+++ DATASET EXTRACT

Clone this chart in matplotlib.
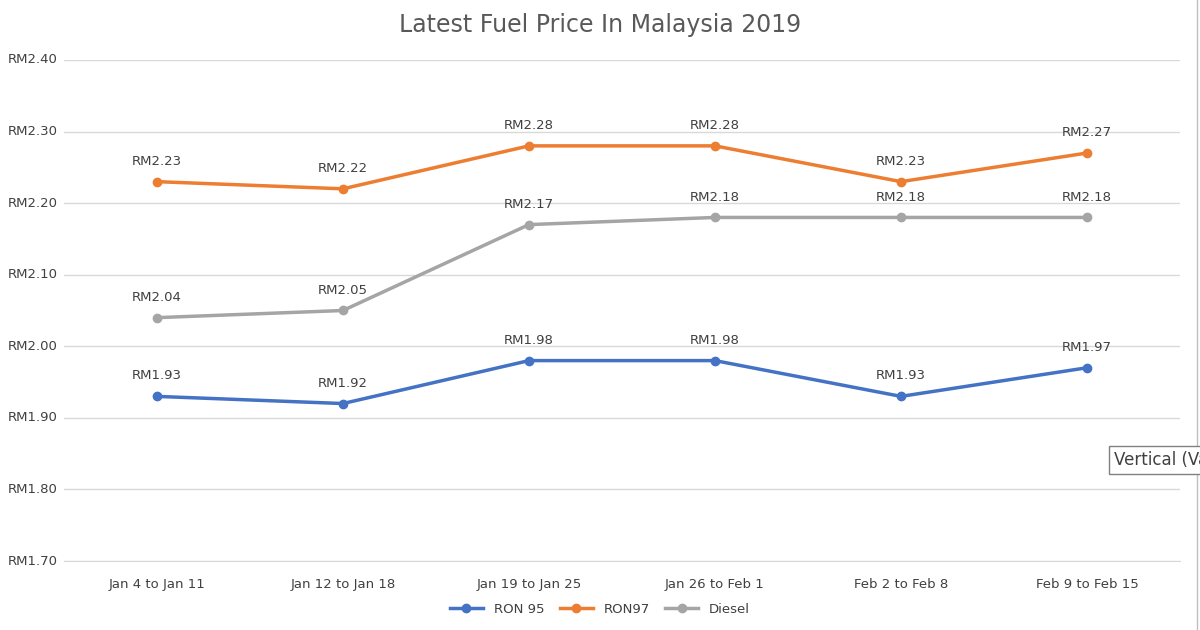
import matplotlib
matplotlib.use("Agg")
import matplotlib.pyplot as plt

weeks = ["Jan 4 to Jan 11", "Jan 12 to Jan 18", "Jan 19 to Jan 25",
         "Jan 26 to Feb 1", "Feb 2 to Feb 8", "Feb 9 to Feb 15"]
ron95 = [1.93, 1.92, 1.98, 1.98, 1.93, 1.97]
ron97 = [2.23, 2.22, 2.28, 2.28, 2.23, 2.27]
diesel = [2.04, 2.05, 2.17, 2.18, 2.18, 2.18]
yticks = [1.70, 1.80, 1.90, 2.00, 2.10, 2.20, 2.30, 2.40]

series = [("RON 95", ron95, "#4472C4"), ("RON97", ron97, "#ED7D31"), ("Diesel", diesel, "#A5A5A5")]

fig = plt.figure(figsize=(12, 6.3), dpi=100)
ax = fig.add_axes([0.0533, 0.1095, 0.93, 0.7953])
x = list(range(len(weeks)))

for name, vals, color in series:
    ax.plot(x, vals, color=color, linewidth=2.5, marker="o", markersize=6, label=name)
    for xi, v in zip(x, vals):
        ax.annotate(f"RM{v:.2f}", (xi, v), xytext=(0, 10), textcoords="offset points",
                    ha="center", va="bottom", fontsize=9.5, color="#404040")

ax.set_xlim(-0.5, len(weeks) - 0.5)
ax.set_ylim(1.70, 2.40)
ax.set_yticks(yticks)
ax.set_yticklabels([])
for t in yticks:
    fig.text(8 / 1200, ax.transData.transform((0, t))[1] / 630, f"RM{t:.2f}",
             ha="left", va="center", fontsize=9.5, color="#404040")
ax.set_xticks(x)
ax.set_xticklabels(weeks, fontsize=9.5, color="#404040")
ax.tick_params(length=0, pad=12)
ax.grid(axis="y", color="#D9D9D9", linewidth=1)
ax.set_axisbelow(True)
for s in ax.spines.values():
    s.set_visible(False)
ax.spines["bottom"].set_visible(True)
ax.spines["bottom"].set_color("#D9D9D9")

fig.text(0.5, 0.96, "Latest Fuel Price In Malaysia 2019", ha="center", va="center",
         fontsize=17, color="#595959")
fig.legend(loc="center", bbox_to_anchor=(0.5, 0.033), ncol=3, frameon=False,
           fontsize=9.5, labelcolor="#404040", handlelength=2.5, columnspacing=1.2)

fig.add_artist(plt.Line2D([1197 / 1200, 1197 / 1200], [0, 1], color="#BFBFBF", linewidth=1))
fig.text(1114 / 1200, 1 - 460 / 630, "Vertical (Va", ha="left", va="center", fontsize=12,
         color="#404040", bbox=dict(facecolor="white", edgecolor="#808080", boxstyle="square,pad=0.3"))

fig.savefig("out.png", dpi=100)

++++++

> _WORK INSTRUCTIONS_:
Return each line of the data, keeping its wording exact and omitting pictures.

> _OUTPUT OF THE EXERCISE_:
Clone this chart in matplotlib.
import matplotlib
matplotlib.use("Agg")
import matplotlib.pyplot as plt

weeks = ["Jan 4 to Jan 11", "Jan 12 to Jan 18", "Jan 19 to Jan 25",
         "Jan 26 to Feb 1", "Feb 2 to Feb 8", "Feb 9 to Feb 15"]
ron95 = [1.93, 1.92, 1.98, 1.98, 1.93, 1.97]
ron97 = [2.23, 2.22, 2.28, 2.28, 2.23, 2.27]
diesel = [2.04, 2.05, 2.17, 2.18, 2.18, 2.18]
yticks = [1.70, 1.80, 1.90, 2.00, 2.10, 2.20, 2.30, 2.40]

series = [("RON 95", ron95, "#4472C4"), ("RON97", ron97, "#ED7D31"), ("Diesel", diesel, "#A5A5A5")]

fig = plt.figure(figsize=(12, 6.3), dpi=100)
ax = fig.add_axes([0.0533, 0.1095, 0.93, 0.7953])
x = list(range(len(weeks)))

for name, vals, color in series:
    ax.plot(x, vals, color=color, linewidth=2.5, marker="o", markersize=6, label=name)
    for xi, v in zip(x, vals):
        ax.annotate(f"RM{v:.2f}", (xi, v), xytext=(0, 10), textcoords="offset points",
                    ha="center", va="bottom", fontsize=9.5, color="#404040")

ax.set_xlim(-0.5, len(weeks) - 0.5)
ax.set_ylim(1.70, 2.40)
ax.set_yticks(yticks)
ax.set_yticklabels([])
for t in yticks:
    fig.text(8 / 1200, ax.transData.transform((0, t))[1] / 630, f"RM{t:.2f}",
             ha="left", va="center", fontsize=9.5, color="#404040")
ax.set_xticks(x)
ax.set_xticklabels(weeks, fontsize=9.5, color="#404040")
ax.tick_params(length=0, pad=12)
ax.grid(axis="y", color="#D9D9D9", linewidth=1)
ax.set_axisbelow(True)
for s in ax.spines.values():
    s.set_visible(False)
ax.spines["bottom"].set_visible(True)
ax.spines["bottom"].set_color("#D9D9D9")

fig.text(0.5, 0.96, "Latest Fuel Price In Malaysia 2019", ha="center", va="center",
         fontsize=17, color="#595959")
fig.legend(loc="center", bbox_to_anchor=(0.5, 0.033), ncol=3, frameon=False,
           fontsize=9.5, labelcolor="#404040", handlelength=2.5, columnspacing=1.2)

fig.add_artist(plt.Line2D([1197 / 1200, 1197 / 1200], [0, 1], color="#BFBFBF", linewidth=1))
fig.text(1114 / 1200, 1 - 460 / 630, "Vertical (Va", ha="left", va="center", fontsize=12,
         color="#404040", bbox=dict(facecolor="white", edgecolor="#808080", boxstyle="square,pad=0.3"))

fig.savefig("out.png", dpi=100)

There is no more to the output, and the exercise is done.